» **WHAT YOU HAVE TO DO**
The material below holds pictures; leave them out and reproduce exactly the lines from the one with "What matplotlib code" through the one with "ax = fig.add_axes([0.090, 0.0973, 0.897, 0.880])", inclusive.

» **RECORDS TO USE**

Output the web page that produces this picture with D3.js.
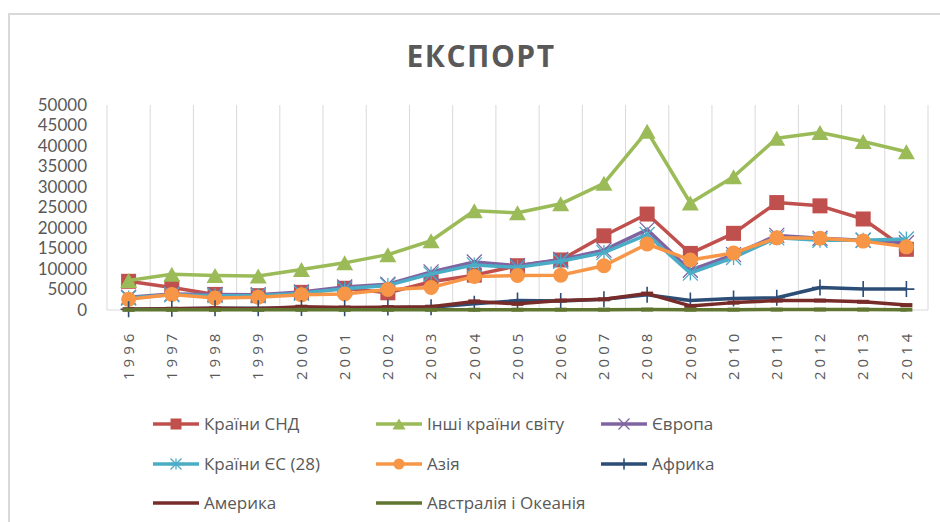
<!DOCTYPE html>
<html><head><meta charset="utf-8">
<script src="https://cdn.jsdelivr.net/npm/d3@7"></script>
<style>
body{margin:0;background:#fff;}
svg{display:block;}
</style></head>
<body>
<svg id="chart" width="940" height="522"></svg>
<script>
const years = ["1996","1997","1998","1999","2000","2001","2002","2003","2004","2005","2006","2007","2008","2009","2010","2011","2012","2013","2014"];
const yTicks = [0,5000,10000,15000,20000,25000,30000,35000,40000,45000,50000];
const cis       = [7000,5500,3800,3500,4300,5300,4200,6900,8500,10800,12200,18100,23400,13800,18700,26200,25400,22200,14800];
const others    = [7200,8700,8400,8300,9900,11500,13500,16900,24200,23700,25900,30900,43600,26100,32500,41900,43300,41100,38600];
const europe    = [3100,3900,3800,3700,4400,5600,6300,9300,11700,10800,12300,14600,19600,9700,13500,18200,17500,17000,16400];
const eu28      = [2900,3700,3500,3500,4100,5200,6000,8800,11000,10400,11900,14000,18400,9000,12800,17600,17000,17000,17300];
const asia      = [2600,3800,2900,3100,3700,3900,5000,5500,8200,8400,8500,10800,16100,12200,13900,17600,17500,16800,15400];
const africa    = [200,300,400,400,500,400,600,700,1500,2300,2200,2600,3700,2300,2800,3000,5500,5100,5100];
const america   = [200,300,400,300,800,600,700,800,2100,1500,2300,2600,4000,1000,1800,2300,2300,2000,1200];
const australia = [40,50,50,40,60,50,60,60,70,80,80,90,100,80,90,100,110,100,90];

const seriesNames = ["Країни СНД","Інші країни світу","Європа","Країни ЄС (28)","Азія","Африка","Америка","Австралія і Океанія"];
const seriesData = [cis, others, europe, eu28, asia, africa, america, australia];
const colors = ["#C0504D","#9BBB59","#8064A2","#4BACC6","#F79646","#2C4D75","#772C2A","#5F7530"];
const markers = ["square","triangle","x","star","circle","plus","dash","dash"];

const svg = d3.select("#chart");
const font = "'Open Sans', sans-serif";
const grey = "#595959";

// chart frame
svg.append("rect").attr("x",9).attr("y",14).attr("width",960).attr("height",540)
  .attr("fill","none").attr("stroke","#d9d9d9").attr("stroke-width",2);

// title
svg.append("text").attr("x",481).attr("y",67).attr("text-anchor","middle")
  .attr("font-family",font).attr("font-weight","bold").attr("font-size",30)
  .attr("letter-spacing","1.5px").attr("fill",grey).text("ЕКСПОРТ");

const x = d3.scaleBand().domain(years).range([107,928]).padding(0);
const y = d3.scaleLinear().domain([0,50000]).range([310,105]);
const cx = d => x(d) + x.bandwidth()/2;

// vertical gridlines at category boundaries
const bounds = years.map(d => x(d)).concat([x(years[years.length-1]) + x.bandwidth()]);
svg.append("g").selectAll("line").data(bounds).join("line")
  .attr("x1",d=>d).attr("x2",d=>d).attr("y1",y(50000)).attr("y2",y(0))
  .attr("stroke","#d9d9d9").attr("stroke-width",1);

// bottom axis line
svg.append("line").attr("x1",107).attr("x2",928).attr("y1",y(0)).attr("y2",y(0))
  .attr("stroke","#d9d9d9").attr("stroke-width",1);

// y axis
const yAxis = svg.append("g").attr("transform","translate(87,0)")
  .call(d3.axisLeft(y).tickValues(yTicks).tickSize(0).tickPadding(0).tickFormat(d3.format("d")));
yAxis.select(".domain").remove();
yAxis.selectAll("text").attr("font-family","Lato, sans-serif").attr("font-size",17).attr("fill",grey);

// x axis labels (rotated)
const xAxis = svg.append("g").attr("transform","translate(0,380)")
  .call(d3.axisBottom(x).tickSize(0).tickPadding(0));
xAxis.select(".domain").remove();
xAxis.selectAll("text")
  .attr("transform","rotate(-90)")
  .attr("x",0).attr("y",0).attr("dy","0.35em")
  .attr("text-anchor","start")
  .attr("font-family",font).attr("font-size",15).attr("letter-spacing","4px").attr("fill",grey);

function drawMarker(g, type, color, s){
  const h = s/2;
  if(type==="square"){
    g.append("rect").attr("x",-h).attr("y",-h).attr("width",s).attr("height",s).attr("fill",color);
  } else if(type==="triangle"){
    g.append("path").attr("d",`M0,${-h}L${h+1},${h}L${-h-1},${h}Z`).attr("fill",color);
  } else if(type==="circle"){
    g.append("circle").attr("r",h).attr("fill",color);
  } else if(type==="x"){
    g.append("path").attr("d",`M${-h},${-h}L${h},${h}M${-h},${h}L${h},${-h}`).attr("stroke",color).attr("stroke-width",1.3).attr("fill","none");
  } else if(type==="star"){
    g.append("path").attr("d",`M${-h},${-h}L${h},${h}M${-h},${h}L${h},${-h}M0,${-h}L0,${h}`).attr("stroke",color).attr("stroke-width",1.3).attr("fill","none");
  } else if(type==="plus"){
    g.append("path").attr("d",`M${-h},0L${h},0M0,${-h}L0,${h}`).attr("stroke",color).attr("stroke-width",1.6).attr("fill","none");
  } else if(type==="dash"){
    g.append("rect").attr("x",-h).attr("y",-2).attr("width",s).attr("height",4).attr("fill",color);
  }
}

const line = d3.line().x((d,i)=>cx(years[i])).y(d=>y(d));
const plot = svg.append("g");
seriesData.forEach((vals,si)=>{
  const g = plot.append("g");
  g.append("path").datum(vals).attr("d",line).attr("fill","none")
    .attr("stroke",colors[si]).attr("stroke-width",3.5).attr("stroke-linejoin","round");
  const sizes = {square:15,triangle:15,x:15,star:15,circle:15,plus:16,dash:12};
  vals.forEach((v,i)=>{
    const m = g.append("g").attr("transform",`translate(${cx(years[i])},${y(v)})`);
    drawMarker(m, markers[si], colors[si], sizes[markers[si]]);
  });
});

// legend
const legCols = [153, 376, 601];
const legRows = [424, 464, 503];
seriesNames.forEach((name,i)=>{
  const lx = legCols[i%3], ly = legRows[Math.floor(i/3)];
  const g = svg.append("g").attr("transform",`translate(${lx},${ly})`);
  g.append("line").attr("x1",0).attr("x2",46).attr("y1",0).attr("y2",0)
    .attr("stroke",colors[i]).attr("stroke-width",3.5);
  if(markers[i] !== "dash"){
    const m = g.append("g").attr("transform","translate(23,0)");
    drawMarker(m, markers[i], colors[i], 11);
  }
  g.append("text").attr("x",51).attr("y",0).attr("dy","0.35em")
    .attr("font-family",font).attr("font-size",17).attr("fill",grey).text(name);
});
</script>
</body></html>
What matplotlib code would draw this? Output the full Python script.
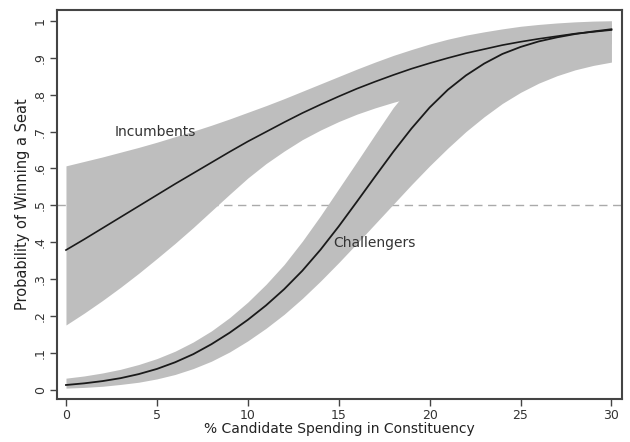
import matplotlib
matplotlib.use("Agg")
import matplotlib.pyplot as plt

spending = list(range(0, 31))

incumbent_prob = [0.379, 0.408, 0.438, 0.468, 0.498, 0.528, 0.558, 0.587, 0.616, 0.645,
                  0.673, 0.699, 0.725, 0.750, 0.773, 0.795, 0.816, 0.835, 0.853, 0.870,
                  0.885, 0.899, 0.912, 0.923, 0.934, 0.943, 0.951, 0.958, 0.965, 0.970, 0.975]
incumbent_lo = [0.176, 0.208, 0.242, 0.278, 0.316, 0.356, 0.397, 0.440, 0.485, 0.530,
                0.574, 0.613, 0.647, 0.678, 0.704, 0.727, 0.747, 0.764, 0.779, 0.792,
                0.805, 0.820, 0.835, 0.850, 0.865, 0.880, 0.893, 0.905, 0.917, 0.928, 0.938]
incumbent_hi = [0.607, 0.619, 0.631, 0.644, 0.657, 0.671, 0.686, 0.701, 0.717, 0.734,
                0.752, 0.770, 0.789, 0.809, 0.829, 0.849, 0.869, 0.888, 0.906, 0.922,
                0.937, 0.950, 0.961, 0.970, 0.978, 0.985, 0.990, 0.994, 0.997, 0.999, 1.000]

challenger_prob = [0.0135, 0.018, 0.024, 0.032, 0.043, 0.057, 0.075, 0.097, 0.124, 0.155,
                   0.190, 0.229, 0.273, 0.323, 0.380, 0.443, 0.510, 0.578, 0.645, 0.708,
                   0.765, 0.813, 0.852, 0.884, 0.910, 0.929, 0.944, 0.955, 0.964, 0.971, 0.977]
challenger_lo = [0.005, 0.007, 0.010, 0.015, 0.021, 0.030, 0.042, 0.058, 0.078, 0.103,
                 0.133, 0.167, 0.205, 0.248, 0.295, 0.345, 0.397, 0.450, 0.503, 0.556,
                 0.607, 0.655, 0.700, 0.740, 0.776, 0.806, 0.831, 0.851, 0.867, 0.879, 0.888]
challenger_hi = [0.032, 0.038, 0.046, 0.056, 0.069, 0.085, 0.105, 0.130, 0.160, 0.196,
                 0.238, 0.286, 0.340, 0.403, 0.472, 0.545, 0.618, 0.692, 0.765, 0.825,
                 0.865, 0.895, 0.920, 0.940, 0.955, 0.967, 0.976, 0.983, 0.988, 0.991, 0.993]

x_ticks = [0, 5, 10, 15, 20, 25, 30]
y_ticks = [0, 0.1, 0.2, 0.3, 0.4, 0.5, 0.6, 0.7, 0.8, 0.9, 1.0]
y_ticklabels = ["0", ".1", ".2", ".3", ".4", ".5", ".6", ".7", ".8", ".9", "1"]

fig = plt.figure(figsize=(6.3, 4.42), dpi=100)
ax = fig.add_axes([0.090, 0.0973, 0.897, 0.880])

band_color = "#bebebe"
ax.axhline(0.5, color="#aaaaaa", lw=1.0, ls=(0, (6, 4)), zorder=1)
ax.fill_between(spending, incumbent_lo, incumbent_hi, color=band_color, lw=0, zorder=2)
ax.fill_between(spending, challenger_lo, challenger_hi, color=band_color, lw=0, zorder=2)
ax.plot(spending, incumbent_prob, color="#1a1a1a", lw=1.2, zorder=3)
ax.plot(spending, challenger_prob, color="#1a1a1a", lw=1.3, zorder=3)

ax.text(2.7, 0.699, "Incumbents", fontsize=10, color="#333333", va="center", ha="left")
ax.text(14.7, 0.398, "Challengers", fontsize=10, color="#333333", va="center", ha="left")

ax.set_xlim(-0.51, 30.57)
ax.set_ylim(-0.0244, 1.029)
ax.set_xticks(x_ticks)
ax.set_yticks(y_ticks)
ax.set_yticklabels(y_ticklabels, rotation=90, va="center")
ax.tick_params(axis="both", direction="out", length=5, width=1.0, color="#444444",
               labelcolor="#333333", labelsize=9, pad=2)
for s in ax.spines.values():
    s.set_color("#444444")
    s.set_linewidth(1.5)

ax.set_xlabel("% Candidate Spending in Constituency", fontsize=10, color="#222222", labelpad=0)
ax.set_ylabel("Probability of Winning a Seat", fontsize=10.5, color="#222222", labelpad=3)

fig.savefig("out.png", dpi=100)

» **OUTPUT OF THE TASK**
What matplotlib code would draw this? Output the full Python script.
import matplotlib
matplotlib.use("Agg")
import matplotlib.pyplot as plt

spending = list(range(0, 31))

incumbent_prob = [0.379, 0.408, 0.438, 0.468, 0.498, 0.528, 0.558, 0.587, 0.616, 0.645,
                  0.673, 0.699, 0.725, 0.750, 0.773, 0.795, 0.816, 0.835, 0.853, 0.870,
                  0.885, 0.899, 0.912, 0.923, 0.934, 0.943, 0.951, 0.958, 0.965, 0.970, 0.975]
incumbent_lo = [0.176, 0.208, 0.242, 0.278, 0.316, 0.356, 0.397, 0.440, 0.485, 0.530,
                0.574, 0.613, 0.647, 0.678, 0.704, 0.727, 0.747, 0.764, 0.779, 0.792,
                0.805, 0.820, 0.835, 0.850, 0.865, 0.880, 0.893, 0.905, 0.917, 0.928, 0.938]
incumbent_hi = [0.607, 0.619, 0.631, 0.644, 0.657, 0.671, 0.686, 0.701, 0.717, 0.734,
                0.752, 0.770, 0.789, 0.809, 0.829, 0.849, 0.869, 0.888, 0.906, 0.922,
                0.937, 0.950, 0.961, 0.970, 0.978, 0.985, 0.990, 0.994, 0.997, 0.999, 1.000]

challenger_prob = [0.0135, 0.018, 0.024, 0.032, 0.043, 0.057, 0.075, 0.097, 0.124, 0.155,
                   0.190, 0.229, 0.273, 0.323, 0.380, 0.443, 0.510, 0.578, 0.645, 0.708,
                   0.765, 0.813, 0.852, 0.884, 0.910, 0.929, 0.944, 0.955, 0.964, 0.971, 0.977]
challenger_lo = [0.005, 0.007, 0.010, 0.015, 0.021, 0.030, 0.042, 0.058, 0.078, 0.103,
                 0.133, 0.167, 0.205, 0.248, 0.295, 0.345, 0.397, 0.450, 0.503, 0.556,
                 0.607, 0.655, 0.700, 0.740, 0.776, 0.806, 0.831, 0.851, 0.867, 0.879, 0.888]
challenger_hi = [0.032, 0.038, 0.046, 0.056, 0.069, 0.085, 0.105, 0.130, 0.160, 0.196,
                 0.238, 0.286, 0.340, 0.403, 0.472, 0.545, 0.618, 0.692, 0.765, 0.825,
                 0.865, 0.895, 0.920, 0.940, 0.955, 0.967, 0.976, 0.983, 0.988, 0.991, 0.993]

x_ticks = [0, 5, 10, 15, 20, 25, 30]
y_ticks = [0, 0.1, 0.2, 0.3, 0.4, 0.5, 0.6, 0.7, 0.8, 0.9, 1.0]
y_ticklabels = ["0", ".1", ".2", ".3", ".4", ".5", ".6", ".7", ".8", ".9", "1"]

fig = plt.figure(figsize=(6.3, 4.42), dpi=100)
ax = fig.add_axes([0.090, 0.0973, 0.897, 0.880])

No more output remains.